__Dataset entries__:
###

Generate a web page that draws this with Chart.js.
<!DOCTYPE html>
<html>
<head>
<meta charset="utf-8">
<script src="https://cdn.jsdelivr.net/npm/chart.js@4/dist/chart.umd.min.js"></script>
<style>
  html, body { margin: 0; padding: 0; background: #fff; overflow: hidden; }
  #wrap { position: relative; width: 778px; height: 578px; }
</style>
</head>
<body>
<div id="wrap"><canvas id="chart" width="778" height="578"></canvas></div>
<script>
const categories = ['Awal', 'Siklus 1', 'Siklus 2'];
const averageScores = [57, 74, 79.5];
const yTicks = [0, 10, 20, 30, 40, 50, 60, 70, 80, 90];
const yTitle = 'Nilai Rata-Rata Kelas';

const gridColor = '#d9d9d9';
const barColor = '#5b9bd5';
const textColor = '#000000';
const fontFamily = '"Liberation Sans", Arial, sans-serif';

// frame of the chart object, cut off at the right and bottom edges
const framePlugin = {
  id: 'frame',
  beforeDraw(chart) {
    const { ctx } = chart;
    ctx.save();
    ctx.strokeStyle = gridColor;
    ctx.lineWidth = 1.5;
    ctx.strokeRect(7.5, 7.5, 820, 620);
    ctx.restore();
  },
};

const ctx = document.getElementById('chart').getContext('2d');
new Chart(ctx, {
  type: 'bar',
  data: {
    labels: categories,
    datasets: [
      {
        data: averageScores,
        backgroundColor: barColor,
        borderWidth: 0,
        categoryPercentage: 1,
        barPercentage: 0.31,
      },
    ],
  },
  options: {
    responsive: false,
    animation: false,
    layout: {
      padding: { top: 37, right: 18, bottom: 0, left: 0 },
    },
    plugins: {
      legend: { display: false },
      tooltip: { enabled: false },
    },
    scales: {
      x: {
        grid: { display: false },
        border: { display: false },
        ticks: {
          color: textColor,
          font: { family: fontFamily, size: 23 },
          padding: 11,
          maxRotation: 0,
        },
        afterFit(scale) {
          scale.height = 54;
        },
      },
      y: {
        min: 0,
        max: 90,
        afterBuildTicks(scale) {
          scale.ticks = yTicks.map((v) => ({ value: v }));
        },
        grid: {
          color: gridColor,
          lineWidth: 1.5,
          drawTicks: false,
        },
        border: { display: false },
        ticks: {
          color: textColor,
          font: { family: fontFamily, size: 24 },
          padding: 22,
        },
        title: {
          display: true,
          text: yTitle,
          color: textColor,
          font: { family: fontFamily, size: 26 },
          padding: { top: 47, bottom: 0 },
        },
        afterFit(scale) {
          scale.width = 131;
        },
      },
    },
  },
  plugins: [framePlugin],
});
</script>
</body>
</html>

###

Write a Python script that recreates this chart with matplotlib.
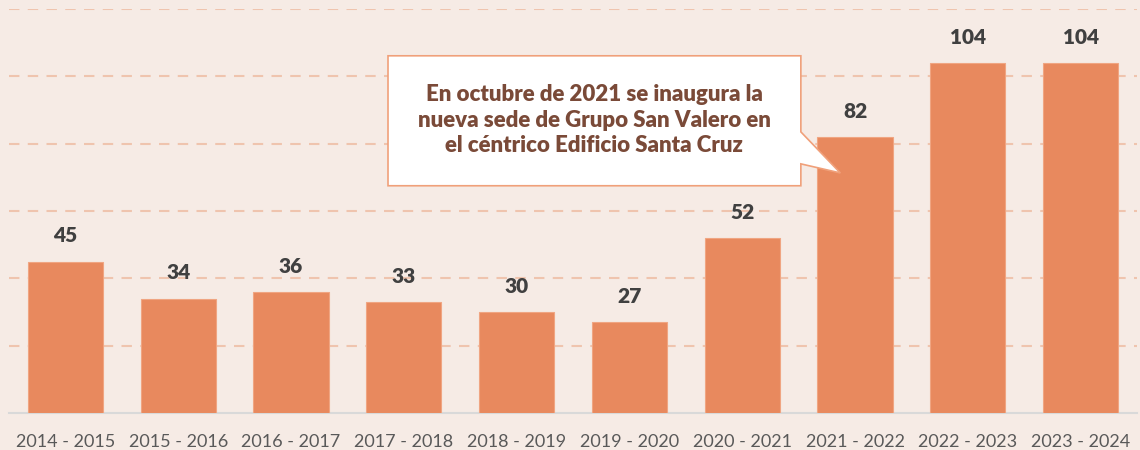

###

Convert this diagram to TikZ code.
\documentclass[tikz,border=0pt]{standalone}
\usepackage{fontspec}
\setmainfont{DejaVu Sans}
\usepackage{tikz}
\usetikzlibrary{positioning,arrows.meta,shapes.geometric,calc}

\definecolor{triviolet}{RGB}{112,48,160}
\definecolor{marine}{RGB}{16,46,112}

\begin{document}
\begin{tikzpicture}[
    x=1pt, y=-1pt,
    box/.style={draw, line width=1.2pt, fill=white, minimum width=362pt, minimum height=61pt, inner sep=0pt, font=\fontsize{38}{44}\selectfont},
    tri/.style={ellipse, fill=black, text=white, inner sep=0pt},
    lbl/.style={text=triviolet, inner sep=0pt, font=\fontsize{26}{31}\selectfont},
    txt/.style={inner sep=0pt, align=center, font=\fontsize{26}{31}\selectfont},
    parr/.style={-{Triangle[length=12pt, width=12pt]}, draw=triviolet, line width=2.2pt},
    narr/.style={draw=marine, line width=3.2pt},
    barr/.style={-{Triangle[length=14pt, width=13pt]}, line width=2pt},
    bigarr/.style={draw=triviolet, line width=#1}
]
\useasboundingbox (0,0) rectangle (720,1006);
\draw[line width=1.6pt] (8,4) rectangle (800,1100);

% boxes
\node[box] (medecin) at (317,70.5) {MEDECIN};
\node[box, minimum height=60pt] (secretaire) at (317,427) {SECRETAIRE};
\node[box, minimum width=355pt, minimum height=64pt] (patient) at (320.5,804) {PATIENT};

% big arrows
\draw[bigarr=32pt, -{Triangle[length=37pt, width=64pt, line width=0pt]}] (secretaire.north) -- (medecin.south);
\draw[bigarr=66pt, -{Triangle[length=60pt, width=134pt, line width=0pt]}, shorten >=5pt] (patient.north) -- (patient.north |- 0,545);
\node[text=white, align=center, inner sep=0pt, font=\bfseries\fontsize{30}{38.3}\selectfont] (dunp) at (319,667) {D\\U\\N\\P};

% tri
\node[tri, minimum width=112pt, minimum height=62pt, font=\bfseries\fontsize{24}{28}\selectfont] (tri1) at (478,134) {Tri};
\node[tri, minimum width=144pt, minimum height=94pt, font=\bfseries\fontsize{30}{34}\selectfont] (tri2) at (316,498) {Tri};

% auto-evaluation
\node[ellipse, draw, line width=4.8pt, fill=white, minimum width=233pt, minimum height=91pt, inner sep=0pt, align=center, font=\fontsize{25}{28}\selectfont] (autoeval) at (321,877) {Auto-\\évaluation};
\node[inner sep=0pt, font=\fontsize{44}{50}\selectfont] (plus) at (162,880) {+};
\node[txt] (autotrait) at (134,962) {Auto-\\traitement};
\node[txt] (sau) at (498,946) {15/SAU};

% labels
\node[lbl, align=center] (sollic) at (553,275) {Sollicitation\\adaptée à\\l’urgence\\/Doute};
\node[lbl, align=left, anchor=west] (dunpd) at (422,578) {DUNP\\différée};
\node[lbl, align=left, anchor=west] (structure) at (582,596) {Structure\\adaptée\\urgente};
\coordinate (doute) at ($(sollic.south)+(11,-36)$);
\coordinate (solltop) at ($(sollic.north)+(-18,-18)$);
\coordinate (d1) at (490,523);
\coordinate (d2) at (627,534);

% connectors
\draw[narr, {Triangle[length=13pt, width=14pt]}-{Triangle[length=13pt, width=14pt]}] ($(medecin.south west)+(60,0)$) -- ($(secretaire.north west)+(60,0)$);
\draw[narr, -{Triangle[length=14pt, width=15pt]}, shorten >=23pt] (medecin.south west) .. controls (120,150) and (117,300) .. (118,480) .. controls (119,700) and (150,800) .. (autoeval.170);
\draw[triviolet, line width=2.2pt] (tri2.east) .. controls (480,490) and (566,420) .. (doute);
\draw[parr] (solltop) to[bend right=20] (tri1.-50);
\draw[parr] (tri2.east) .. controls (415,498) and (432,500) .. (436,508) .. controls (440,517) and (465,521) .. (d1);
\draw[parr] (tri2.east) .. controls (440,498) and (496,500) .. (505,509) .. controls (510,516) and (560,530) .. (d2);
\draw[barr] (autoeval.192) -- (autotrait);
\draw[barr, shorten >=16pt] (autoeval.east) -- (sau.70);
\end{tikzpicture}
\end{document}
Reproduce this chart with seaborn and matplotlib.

###

__Task details__: Extract only the lines from the line with "Generate a web" through the line with "const yTitle = 'Nilai Rata-Rata Kelas';", keeping both end lines exactly as they are.

__The response__:
Generate a web page that draws this with Chart.js.
<!DOCTYPE html>
<html>
<head>
<meta charset="utf-8">
<script src="https://cdn.jsdelivr.net/npm/chart.js@4/dist/chart.umd.min.js"></script>
<style>
  html, body { margin: 0; padding: 0; background: #fff; overflow: hidden; }
  #wrap { position: relative; width: 778px; height: 578px; }
</style>
</head>
<body>
<div id="wrap"><canvas id="chart" width="778" height="578"></canvas></div>
<script>
const categories = ['Awal', 'Siklus 1', 'Siklus 2'];
const averageScores = [57, 74, 79.5];
const yTicks = [0, 10, 20, 30, 40, 50, 60, 70, 80, 90];
const yTitle = 'Nilai Rata-Rata Kelas';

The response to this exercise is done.